▶ _Source excerpt_

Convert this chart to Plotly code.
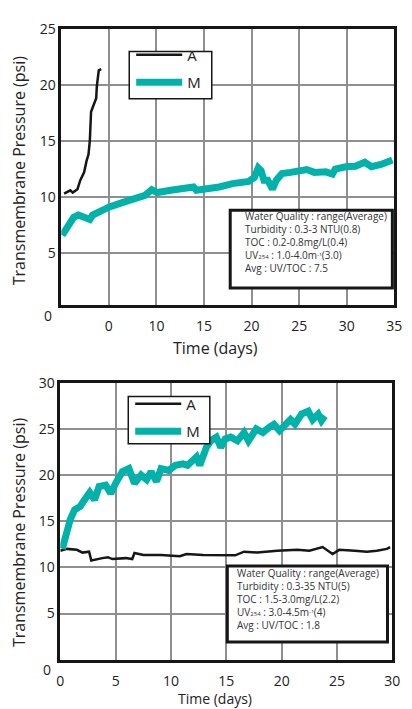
import plotly.graph_objects as go

# ---------------- data: top panel ----------------
top_a_x = [0.3, 0.95, 1.2, 1.7, 2.0, 2.4, 2.65, 2.86, 3.0, 3.1, 3.13, 3.4, 3.67, 3.74, 3.84, 3.94, 4.2]
top_a_y = [10.3, 10.6, 10.4, 10.7, 11.5, 12.2, 13.2, 13.8, 15.0, 16.4, 17.6, 18.2, 18.8, 19.9, 20.8, 21.3, 21.4]

top_m_x = [0.1, 0.6, 1.3, 1.8, 2.3, 3.0, 3.3, 4.0, 5.0, 6.4, 7.8, 8.8, 9.5, 10.1, 11.5, 12.9, 13.9, 14.2,
           15.2, 16.6, 18.0, 19.7, 20.3, 20.7, 21.0, 21.3, 21.7, 22.2, 22.6, 23.2, 24.1, 25.1, 25.8, 26.6,
           27.8, 28.5, 28.8, 29.9, 30.9, 31.9, 32.6, 33.6, 34.8]
top_m_y = [6.6, 7.4, 8.2, 8.4, 8.2, 8.0, 8.4, 8.7, 9.1, 9.5, 9.85, 10.15, 10.65, 10.4, 10.6, 10.8, 10.9, 10.6,
           10.7, 10.9, 11.2, 11.4, 11.75, 12.6, 12.35, 11.5, 11.5, 10.7, 11.5, 12.1, 12.2, 12.3, 12.45, 12.2,
           12.25, 12.05, 12.5, 12.7, 12.75, 13.1, 12.7, 12.9, 13.3]

top_x_ticks = [5, 10, 15, 20, 25, 30, 35]
top_x_labels = ["0", "10", "15", "20", "25", "30", "35"]
top_y_ticks = [5, 10, 15, 20, 25]

SUB254 = "<span style='font-size:6px'>254</span>"
top_box_lines = ["Water Quality : range(Average)",
                 "Turbidity : 0.3-3 NTU(0.8)",
                 "TOC : 0.2-0.8mg/L(0.4)",
                 "UV" + SUB254 + " : 1.0-4.0m<span style='font-size:7px'>⁻¹</span>(3.0)",
                 "Avg : UV/TOC : 7.5"]

# ---------------- data: bottom panel ----------------
bot_m_x = [0.18, 0.47, 0.9, 1.3, 1.8, 2.1, 2.66, 3.1, 3.5, 4.1, 4.56, 5.0, 5.6, 6.2, 6.7, 7.3, 7.8, 8.2, 8.7,
           9.1, 9.8, 10.4, 11.1, 11.5, 12.3, 12.6, 13.2, 13.6, 14.1, 14.5, 14.9, 15.4, 16.0, 16.6, 17.0, 17.7,
           18.3, 18.9, 19.3, 19.8, 20.4, 20.8, 21.2, 21.8, 22.4, 22.8, 23.3, 23.6, 23.9]
bot_m_y = [12.0, 13.4, 15.2, 16.25, 16.6, 17.15, 18.1, 17.3, 18.75, 18.9, 18.0, 19.1, 20.35, 20.7, 19.1, 20.0,
           19.5, 20.35, 19.3, 20.7, 20.5, 21.05, 21.2, 21.05, 21.95, 21.05, 23.0, 23.7, 24.1, 23.0, 23.9, 24.1,
           23.7, 24.6, 23.7, 25.0, 24.6, 25.2, 25.5, 24.8, 25.7, 26.0, 25.5, 26.6, 26.9, 26.0, 26.6, 25.9, 26.4]

bot_a_x = [0.0, 0.6, 1.5, 2.0, 2.6, 2.8, 3.8, 4.3, 4.7, 5.9, 6.5, 6.7, 7.5, 9.1, 10.8, 11.4, 12.9, 14.4, 15.8,
           16.6, 17.8, 19.6, 21.4, 22.5, 23.7, 24.6, 25.2, 26.6, 27.7, 28.6, 29.5, 29.8]
bot_a_y = [11.8, 12.0, 11.9, 11.6, 11.7, 10.75, 11.0, 11.1, 10.9, 11.0, 10.9, 11.55, 11.35, 11.35, 11.2, 11.45,
           11.35, 11.35, 11.3, 11.7, 11.6, 11.8, 11.9, 11.8, 12.2, 11.45, 11.9, 11.8, 11.7, 11.8, 12.0, 12.2]

bot_x_ticks = [0, 5, 10, 15, 20, 25, 30]
bot_x_labels = ["0", "5", "10", "15", "20", "25", "30"]
bot_y_ticks = [5, 10, 15, 20, 25, 30]

bot_box_lines = ["Water Quality : range(Average)",
                 "Turbidity : 0.3-35 NTU(5)",
                 "TOC : 1.5-3.0mg/L(2.2)",
                 "UV" + SUB254 + " : 3.0-4.5m<span style='font-size:7px'>⁻¹</span>(4)",
                 "Avg : UV/TOC : 1.8"]

# ---------------- styling ----------------
W, H = 412, 709
FONT = "Open Sans, Noto Sans, DejaVu Sans, sans-serif"
TEAL = "#00b2aa"
BLACK = "#161616"
GRID = "#8f8f8f"

def px(x):
    return x / W

def py(y):
    return 1 - y / H

fig = go.Figure()
fig.add_trace(go.Scatter(x=top_a_x, y=top_a_y, mode="lines", name="A", line=dict(color=BLACK, width=2.5),
                         xaxis="x", yaxis="y", legend="legend", legendgroup="a1"))
fig.add_trace(go.Scatter(x=top_m_x, y=top_m_y, mode="lines", name="M", line=dict(color=TEAL, width=7),
                         xaxis="x", yaxis="y", legend="legend", legendgroup="m1"))
fig.add_trace(go.Scatter(x=bot_a_x, y=bot_a_y, mode="lines", name="A", line=dict(color=BLACK, width=2.5),
                         xaxis="x2", yaxis="y2", legend="legend2", legendgroup="a2"))
fig.add_trace(go.Scatter(x=bot_m_x, y=bot_m_y, mode="lines", name="M", line=dict(color=TEAL, width=7),
                         xaxis="x2", yaxis="y2", legend="legend2", legendgroup="m2"))

axis_common = dict(showgrid=True, gridcolor=GRID, gridwidth=1.5, showline=True, linecolor=BLACK,
                   linewidth=2.5, mirror=True, zeroline=False, tickfont=dict(size=14, color="#222"),
                   fixedrange=True)

fig.update_layout(
    width=W, height=H, margin=dict(l=0, r=0, t=0, b=0),
    paper_bgcolor="white", plot_bgcolor="white",
    font=dict(family=FONT, color="#222"),
    xaxis=dict(domain=[px(59), px(402)], range=[0, 35], anchor="y", tickmode="array",
               tickvals=top_x_ticks, ticktext=top_x_labels, ticks="outside", ticklen=7,
               tickcolor="rgba(0,0,0,0)", **axis_common),
    yaxis=dict(domain=[py(299), py(19)], range=[0.4, 25], anchor="x", tickmode="array",
               tickvals=top_y_ticks, **axis_common),
    xaxis2=dict(domain=[px(58), px(400)], range=[0, 30], anchor="y2", tickmode="array",
                tickvals=bot_x_ticks, ticktext=bot_x_labels, ticks="outside", ticklen=7,
                tickcolor="rgba(0,0,0,0)", **axis_common),
    yaxis2=dict(domain=[py(659), py(378)], range=[0, 30], anchor="x2", tickmode="array",
                tickvals=bot_y_ticks, **axis_common),
    legend=dict(x=px(131), y=py(29), xanchor="left", yanchor="top", bgcolor="rgba(0,0,0,0)",
                borderwidth=0, font=dict(size=15, color="#222"), itemwidth=46, tracegroupgap=5,
                itemclick=False, itemdoubleclick=False),
    legend2=dict(x=px(130), y=py(383), xanchor="left", yanchor="top", bgcolor="rgba(0,0,0,0)",
                 borderwidth=0, font=dict(size=15, color="#222"), itemwidth=46, tracegroupgap=5,
                 itemclick=False, itemdoubleclick=False),
    showlegend=True,
)

shapes = []
# legend boxes
for (x0, y0, x1, y1) in [(129, 42, 214, 90), (128, 392, 212, 440)]:
    shapes.append(dict(type="rect", xref="paper", yref="paper", x0=px(x0), x1=px(x1), y0=py(y1), y1=py(y0),
                       line=dict(color=BLACK, width=1.5), fillcolor="white", layer="above"))
# water quality boxes
for (x0, y0, x1, y1) in [(233, 203, 400, 282), (230, 564, 395, 641)]:
    shapes.append(dict(type="rect", xref="paper", yref="paper", x0=px(x0), x1=px(x1), y0=py(y1), y1=py(y0),
                       line=dict(color=BLACK, width=3), fillcolor="white", layer="above"))
fig.update_layout(shapes=shapes)

ann = []
ann.append(dict(xref="paper", yref="paper", x=px(246), y=py(200), xanchor="left", yanchor="top",
                text="<br>".join(top_box_lines), showarrow=False, align="left",
                font=dict(size=10, color="#333")))
ann.append(dict(xref="paper", yref="paper", x=px(238), y=py(562), xanchor="left", yanchor="top",
                text="<br>".join(bot_box_lines), showarrow=False, align="left",
                font=dict(size=10, color="#333")))
# shifted origin "0" labels
ann.append(dict(xref="paper", yref="paper", x=px(52), y=py(310), xanchor="right", yanchor="middle",
                text="0", showarrow=False, font=dict(size=14, color="#222")))
ann.append(dict(xref="paper", yref="paper", x=px(50), y=py(669), xanchor="right", yanchor="middle",
                text="0", showarrow=False, font=dict(size=14, color="#222")))
# axis titles
for (cx, cy, fs) in [(218, 343, 16), (217, 698, 14)]:
    ann.append(dict(xref="paper", yref="paper", x=px(cx), y=py(cy), xanchor="center", yanchor="middle",
                    text="Time (days)", showarrow=False, font=dict(size=fs, color="#222")))
for (cx, cy) in [(15, 163), (15, 530)]:
    ann.append(dict(xref="paper", yref="paper", x=px(cx), y=py(cy), xanchor="center", yanchor="middle",
                    text="Transmembrane Pressure (psi)", textangle=-90, showarrow=False,
                    font=dict(size=16, color="#222")))
fig.update_layout(annotations=ann)

fig.write_html("out.html", config={"displayModeBar": False},
               post_script="document.body.style.margin='0';document.body.style.padding='0';")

▶ _To do_
From the first line of the listing above, repeat every line through the one holding "20.8, 21.3, 21.4]". Both ends count, and pictures stay out.

▶ _Result of the exercise_
Convert this chart to Plotly code.
import plotly.graph_objects as go

# ---------------- data: top panel ----------------
top_a_x = [0.3, 0.95, 1.2, 1.7, 2.0, 2.4, 2.65, 2.86, 3.0, 3.1, 3.13, 3.4, 3.67, 3.74, 3.84, 3.94, 4.2]
top_a_y = [10.3, 10.6, 10.4, 10.7, 11.5, 12.2, 13.2, 13.8, 15.0, 16.4, 17.6, 18.2, 18.8, 19.9, 20.8, 21.3, 21.4]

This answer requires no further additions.